Talks about what went down in Alberta: Why did eugenics persist there
- Sub-humanizing tendencies…survivors were held as subhumans
- Procedural indifference…institutions just didn’t really care about contemporary knowledge, e.g., that IQ tests were seriously flawed and shouldn’t be used
How did ignorance about eugenics in Alberta contribute? How did value shifting contribute? Neither is enough to explain the persistence
Beyond moral panic
Marginal knowing, “knowing agency at the margins”
Further articulation to situate a standpoint eugenics within broader discourse including standpoint theory in general
The politics of epistemic apartheid…“who knows?” “who is allowed to know what”

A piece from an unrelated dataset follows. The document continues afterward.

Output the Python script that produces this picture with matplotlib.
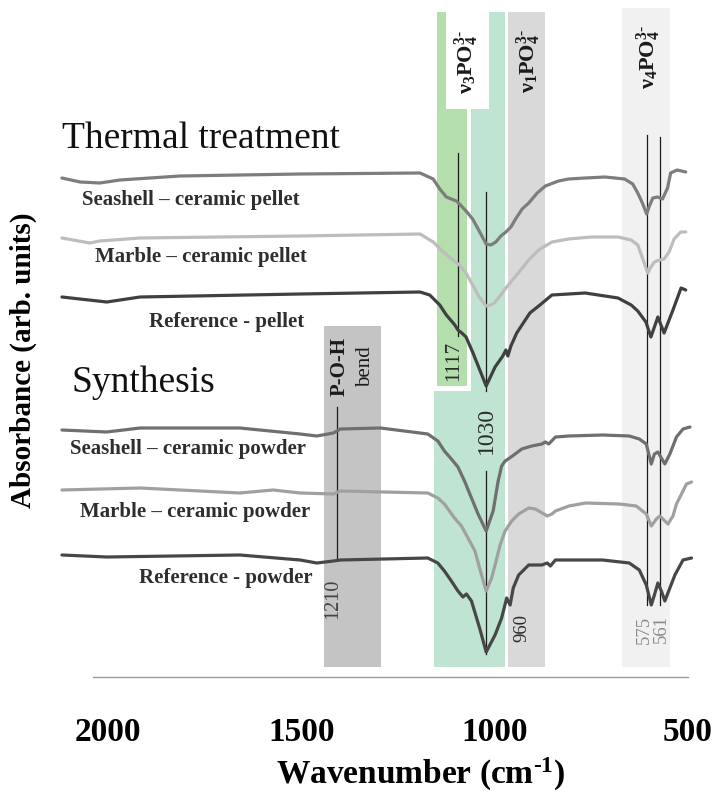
import matplotlib
matplotlib.use('Agg')
import matplotlib.pyplot as plt

plt.rcParams['font.family'] = ['Liberation Serif', 'DejaVu Serif']
plt.rcParams['mathtext.fontset'] = 'custom'
plt.rcParams['mathtext.rm'] = 'Liberation Serif:bold'
plt.rcParams['mathtext.it'] = 'Liberation Serif:italic'
plt.rcParams['mathtext.bf'] = 'Liberation Serif:bold'
plt.rcParams['mathtext.default'] = 'bf'

# FTIR spectra (wavenumber, offset absorbance in arb. units)
seashell_pellet_w = [2119, 2072, 2021, 1969, 1814, 1503, 1193, 1159, 1142, 1125, 1112, 1099, 1091, 1074, 1057,
                     1040, 1022, 1010, 997, 984, 971, 958, 946, 929, 912, 890, 869, 835, 809, 766, 715, 664,
                     643, 630, 617, 607, 600, 591, 579, 566, 553, 545, 528, 506]
seashell_pellet_a = [522, 518, 517, 520, 524, 526, 527, 521, 511, 503, 501, 499, 496, 489, 481,
                     469, 456, 455, 458, 464, 468, 473, 481, 491, 497, 507, 514, 519, 521, 522, 523, 521,
                     516, 507, 496, 486, 494, 502, 503, 501, 512, 527, 530, 528]

marble_pellet_w = [2119, 2047, 2021, 1917, 1503, 1193, 1159, 1133, 1108, 1091, 1074, 1057, 1040, 1022, 1010,
                   1001, 984, 971, 954, 937, 912, 886, 852, 809, 749, 681, 647, 630, 617, 604, 596, 587,
                   574, 562, 549, 536, 519, 506]
marble_pellet_a = [462, 457, 459, 462, 464, 466, 458, 448, 440, 435, 427, 415, 403, 394, 395,
                   397, 405, 412, 420, 428, 440, 450, 458, 461, 463, 463, 460, 455, 441, 427, 433, 438,
                   440, 441, 448, 461, 468, 468]

ref_pellet_w = [2119, 2003, 1917, 1503, 1193, 1168, 1142, 1125, 1103, 1095, 1085, 1074, 1056, 1022, 999, 979,
                971, 966, 958, 943, 909, 883, 852, 766, 681, 647, 630, 609, 596, 578, 562, 539, 518, 506]
ref_pellet_a = [403, 398, 403, 406, 408, 405, 395, 385, 375, 370, 367, 363, 347, 314, 333, 344,
                350, 344, 354, 367, 387, 395, 405, 407, 402, 395, 389, 378, 363, 383, 367, 390, 412, 410]

seashell_powder_w = [2119, 2003, 1917, 1659, 1503, 1460, 1417, 1399, 1295, 1173, 1147, 1130, 1112, 1095, 1078,
                     1060, 1043, 1022, 1004, 991, 982, 973, 965, 947, 930, 904, 878, 869, 860, 843, 808,
                     721, 652, 626, 608, 595, 587, 578, 560, 547, 530, 513, 495]
seashell_powder_a = [270, 268, 272, 272, 266, 264, 267, 271, 272, 266, 259, 249, 241, 233, 219,
                     202, 186, 169, 189, 219, 234, 239, 241, 246, 251, 254, 256, 258, 256, 263, 264,
                     265, 264, 261, 256, 236, 246, 248, 236, 246, 263, 271, 273]

marble_powder_w = [2119, 1917, 1659, 1573, 1503, 1417, 1399, 1173, 1147, 1130, 1104, 1086, 1069, 1051, 1034,
                   1022, 1008, 999, 986, 973, 956, 938, 912, 895, 886, 864, 852, 843, 808, 765, 678,
                   634, 608, 595, 582, 573, 565, 552, 539, 530, 513, 504, 491]
marble_powder_a = [210, 212, 207, 210, 207, 206, 209, 207, 202, 196, 182, 174, 162, 149, 125,
                   109, 122, 135, 155, 169, 179, 186, 192, 191, 189, 184, 186, 189, 194, 197, 196,
                   194, 186, 174, 181, 184, 181, 176, 184, 196, 209, 216, 218]

ref_powder_w = [2119, 2003, 1659, 1503, 1460, 1417, 1399, 1173, 1147, 1130, 1112, 1095, 1082, 1073, 1060,
                1039, 1022, 999, 982, 969, 960, 952, 938, 912, 878, 864, 856, 843, 721, 652, 626, 608,
                595, 587, 578, 569, 560, 547, 534, 513, 491]
ref_powder_a = [145, 143, 145, 140, 137, 139, 140, 142, 137, 129, 119, 109, 103, 106, 99,
                72, 48, 65, 82, 102, 95, 112, 125, 135, 135, 137, 134, 140, 140, 137, 130, 115,
                95, 105, 117, 109, 99, 112, 125, 140, 142]

spectra = [
    (seashell_pellet_w, seashell_pellet_a, '#7d7d7d'),
    (marble_pellet_w, marble_pellet_a, '#bdbdbd'),
    (ref_pellet_w, ref_pellet_a, '#404040'),
    (seashell_powder_w, seashell_powder_a, '#6f6f6f'),
    (marble_powder_w, marble_powder_a, '#a0a0a0'),
    (ref_powder_w, ref_powder_a, '#474747'),
]

sample_names = ['Seashell – ceramic pellet', 'Marble – ceramic pellet', 'Reference - pellet',
                'Seashell – ceramic powder', 'Marble – ceramic powder', 'Reference - powder']
sample_label_w = [1785, 1759, 1694, 1793, 1775, 1696]
sample_label_y = [495, 438, 373, 246, 183, 117]

# shaded bands: (w_left, w_right, y_bottom, y_top, colour)
bands = [
    (1441, 1294, 33, 374, '#c4c4c4'),   # P-O-H bend
    (1157, 973, 33, 309, '#bfe4d2'),    # v3 lower part
    (1061, 973, 309, 688, '#bfe4d2'),   # v3 upper part
    (1149, 1072, 314, 688, '#b4dfac'),  # 1117 strip
    (966, 870, 33, 688, '#d9d9d9'),     # v1
    (671, 547, 33, 692, '#f1f1f1'),     # v4
]

# peak marker lines: (wavenumber, y_bottom, y_top)
peak_lines = [(1094, 364, 547), (1022, 309, 508), (1022, 46, 229), (1408, 140, 293),
              (606, 95, 565), (573, 95, 563)]

# peak labels: (text, wavenumber, y, size, colour)
peak_labels = [('1117', 1105, 339, 15, '#2b2b2b'),
               ('1030', 1022, 270, 17, '#2b2b2b'),
               ('1210', 1420, 101, 14.5, '#444444'),
               ('960', 929, 72, 13.5, '#2b2b2b'),
               ('575', 612, 70, 13.5, '#8a8a8a'),
               ('561', 569, 71, 13.5, '#8a8a8a')]

band_labels = [(r'ν$_3$PO$_4^{3\text{-}}$', 1072, 638), (r'ν$_1$PO$_4^{3\text{-}}$', 911, 639),
               (r'ν$_4$PO$_4^{3\text{-}}$', 601, 643)]

ticks = [2000, 1500, 1000, 500]

fig = plt.figure(figsize=(7.18, 7.99), dpi=100)
ax = fig.add_axes([60 / 718, 99 / 799, 635 / 718, 700 / 799])
ax.set_xlim(2124, 482)
ax.set_ylim(0, 700)

for w1, w2, y0, y1, c in bands:
    ax.fill_between([w1, w2], y0, y1, color=c, lw=0, zorder=0)
# white box behind the v3 label
ax.fill_between([1126, 1015], 591, 690, color='white', lw=0, zorder=1)

for w, y0, y1 in peak_lines:
    ax.plot([w, w], [y0, y1], color='#1a1a1a', lw=0.9, zorder=2)

for w, a, c in spectra:
    ax.plot(w, a, color=c, lw=2.3, solid_joinstyle='round', solid_capstyle='round', zorder=3)

for name, w, y in zip(sample_names, sample_label_w, sample_label_y):
    ax.text(w, y, name, ha='center', va='baseline', fontsize=15, fontweight='bold', color='#2e2e2e')

for txt, w, y, s, c in peak_labels:
    ax.text(w, y, txt, rotation=90, ha='center', va='center', fontsize=s, color=c)

for txt, w, y in band_labels:
    ax.text(w, y, txt, rotation=90, ha='center', va='center', fontsize=16, fontweight='bold',
            color='#1a1a1a')

ax.text(1401, 334, 'P-O-H', rotation=90, ha='center', va='center', fontsize=15, fontweight='bold',
        color='#1a1a1a')
ax.text(1334, 333, 'bend', rotation=90, ha='center', va='center', fontsize=15, color='#1a1a1a')

ax.text(2119, 552, 'Thermal treatment', ha='left', va='baseline', fontsize=27, color='#111111')
ax.text(2093, 308, 'Synthesis', ha='left', va='baseline', fontsize=27, color='#111111')

# bottom axis line
ax.plot([2039, 500], [23, 23], color='#9a9a9a', lw=1, zorder=1)

for s in ax.spines.values():
    s.set_visible(False)
ax.set_yticks([])
ax.set_xticks(ticks)
ax.set_xticklabels([str(t) for t in ticks], fontsize=24, fontweight='bold')
ax.tick_params(axis='x', length=0, pad=12)

ax.set_xlabel(r'Wavenumber (cm$^{\text{-}1}$)', fontsize=24, fontweight='bold')
ax.xaxis.set_label_coords((421 - 60) / 635, -0.08)
ax.set_ylabel('Absorbance (arb. units)', fontsize=21, fontweight='bold')
ax.yaxis.set_label_coords(-0.036, 0.486)

fig.savefig('out.png', dpi=100, facecolor='white')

Still letting the book simmer, I will come back here after a few days and collect some more thoughts. For now, I’m very glad to have read this. There was some personal moments in that I was raised in Northern Alberta, and I can’t remember ever learning about forced sterilization in Alberta, or the roots of eugenics throughout the province and Canada in general.
I didn’t really know what to expect from this book, all I knew was the Wilson was the project director for the Eugenics Archives, and that was such a great website, how could I not read this book.
This is a multi-faceted composition, ranging from a historical treatment of eugenics in the Albertan context, to the construction of arguments about how to have knowledge about eugenics in the past and the present. In the latter effort, Wilson is deeply into the academic side of the social sciences, but is nevertheless approachable. The social science side of things along with moral philosophy and bioethics are heady topics, I have much to learn in that regard.
Some immediate takeaways that threaded through my entire reading.
Standpoint eugenics. Wilson develops and advocates for a standpoint eugenics; and, in the process he asks what exactly that should entail. He argues that people in the margins, survivors of eugenics, have unique knowledge bearing on eugenics issues that are necessary to understand the eugenic mind. He positions standpoint eugenics within philosophical questions about knowledge. For example, who can know what? If there are standpoints, whose should be used?
The “eugenic mind”. I found this phrase confusing throughout, perhaps it was purposely ambiguous. What does it refer to? It could refer to the kind of mind that eugenicists sought to breed through eugenics policies. In some sense it does. But, I think Wilson is talking more about the project to understand the mindset of eugenics, both within an individual and society. What the mindset entails, and how pervasive it is. Wilson deconstructs the notion that eugenics is a relic of the past, so the “eugenic mind” is very much alive today, and society would do well to recognize and counteract this way of thinking and behaving.
Institutional complicity: This is one of the topics I am most interested in with respect to the relationship between eugenics and psychology. Wilson does not probe the depths of the eugenic/psychology combo, which I will call structural eugenics in Psychology. My sense is that the institutions of Psychology are complicit in numerous ways that should be identified and repaired. Perhaps even following somewhat the example set by the U of Alberta philosophy department.
What happened to those genealogy cards in the ERO office? What were they used for?